Differences between humans and computers
Dorian Cole compares the "I am" statement pronounced by a human to the traditional first words of a computer program: "Hello World." A computer presents an output to human beings through an interface so that people know that it is working. The computer responds to external programs. One could hang a sign on a window saying, "Hello World," and we would see it as an imitation of the task performed by the computer program. But interpreting a sign that says, "I am," would be a difficult task.
Computers are able to change their main processing structure. They are also able to modify by themselves their software structure, which is the part that indicates what procedures they should follow. Since their creation they have been meliorating in an exponential way which makes them immensely more powerful than when they appeared. Human brains aren’t able to self-improve neither to modify themselves in such a radical way machines can. We can progress only in small increments. We can improve ourselves by learning, practice, hone our skills and acquire knowledge. Also new discoveries can increase our ability to make further discoveries. Anyway our brains today are much the same as they were ten thousand years ago.
Myths
The myth of the scientific method as the only approach to reality will become completely obsolete without loss to man's interaction with this world. The path to understanding has to be prepared by a lineal but also mysterious approach of hunches and intuitions in addition to direct perceptions and sensations.

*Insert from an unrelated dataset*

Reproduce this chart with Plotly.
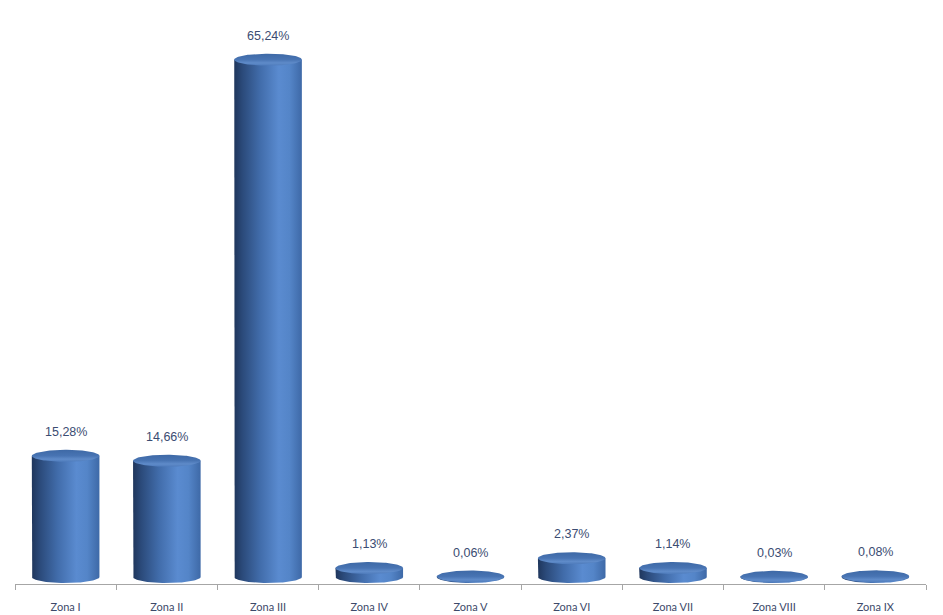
import numpy as np
import plotly.graph_objects as go

categories = ["Zona I", "Zona II", "Zona III", "Zona IV", "Zona V",
              "Zona VI", "Zona VII", "Zona VIII", "Zona IX"]
values = [15.28, 14.66, 65.24, 1.13, 0.06, 2.37, 1.14, 0.03, 0.08]

# layout geometry (pixels); page body has an 8px margin
W, H = 935, 607
M_L, M_R, M_T, M_B = 7, 17, 0, 31
Y_MIN = -0.883
plot_h = H - M_T - M_B
px_per_unit = 7.93
Y_MAX = Y_MIN + plot_h / px_per_unit
half_w = 0.334                 # cylinder half width in category units
half_h = 6.0 / px_per_unit     # ellipse half height in data units

body_scale = [[0, "#1F365C"], [0.12, "#2B4A7A"], [0.38, "#416CAA"],
              [0.66, "#5A8BD0"], [0.82, "#5485C8"], [1, "#3E69A7"]]
top_scale = [[0, "#4F7CBC"], [0.22, "#5F8BC9"], [0.5, "#4874B3"], [1, "#3E69A6"]]

fig = go.Figure()
theta_low = np.linspace(np.pi, 2 * np.pi, 60)
theta_full = np.linspace(0, 2 * np.pi, 120)

for i, v in enumerate(values):
    bx = [i - half_w, i - half_w] + list(i + half_w * np.cos(theta_low)) + [i + half_w, i - half_w]
    by = [v, 0] + list(half_h * np.sin(theta_low)) + [v, v]
    fig.add_trace(go.Scatter(
        x=bx, y=by, mode="lines", fill="toself", line=dict(width=0),
        fillgradient=dict(type="horizontal", colorscale=body_scale),
        hoverinfo="skip", showlegend=False))
    tx = list(i + half_w * np.cos(theta_full))
    ty = list(v + half_h * np.sin(theta_full))
    fig.add_trace(go.Scatter(
        x=tx, y=ty, mode="lines", fill="toself", line=dict(width=0),
        fillgradient=dict(type="vertical", colorscale=top_scale),
        hoverinfo="skip", showlegend=False))
    fig.add_annotation(
        x=i, y=v, text=f"{v:.2f}".replace(".", ",") + "%",
        showarrow=False, yanchor="middle", yshift=24,
        font=dict(family="Liberation Sans, Arial", size=12.5, color="#3B4C72"))

fig.update_layout(
    width=W, height=H,
    margin=dict(l=M_L, r=M_R, t=M_T, b=M_B),
    paper_bgcolor="white", plot_bgcolor="white",
    xaxis=dict(
        range=[-0.5, 8.5], showgrid=False, zeroline=False,
        showline=True, linecolor="#A6A6A6", linewidth=1,
        tickmode="array", tickvals=list(range(len(categories))), ticktext=categories,
        ticks="outside", ticklen=13, tickcolor="rgba(0,0,0,0)",
        tickfont=dict(family="Lato, Open Sans, sans-serif", size=11, color="#3D4A6A"),
        minor=dict(tickmode="array", tickvals=[j - 0.5 for j in range(len(categories) + 1)],
                   ticks="outside", ticklen=5, tickcolor="#A6A6A6", tickwidth=1, showgrid=False),
        fixedrange=True),
    yaxis=dict(range=[Y_MIN, Y_MAX], visible=False, showgrid=False, zeroline=False,
               fixedrange=True),
)

fig.write_html("out.html")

The right hemisphere was presumed to be more “primitive” than the left because the latest deals with language, math, perform tasks in a logical and sequential order and is more specialized than the other. The right brain was also wrongly labeled as "primitive" because left brain abilities where considered more valuable. The right hemisphere process music, body language, works in a more intuitive way, and approaches things as a hole. Notice that no education system thought children to dance with the same determination they thought them mathematics. Education was mainly focused in training the left hemisphere; by better educating, valuating, rewarding and nurturing those abilities. They used to train students in order to develop skills similar to computers.
According to Brian Christian many people consider the history of AI a dehumanizing process; however it can also be considered as the opposite. We build these algorithms and computers imitating what we know about us, leveraging all the understanding of ourselves that we have. Subsequently we can see where they make a mistake. That error always has something new to teach us about who we are.
Conclusions
The inhuman gave us an appetite for the human; Computers and education helped us understand our need to change the priorities of the brain areas we focus in. We might have already seen the high-water mark of the left hemisphere bias; and started our return to a more balanced view of the brain and the mind.
This new level of understanding bring us real benefits including increased drive towards invention and creativity and increased positive emotions and enhancing our mental states.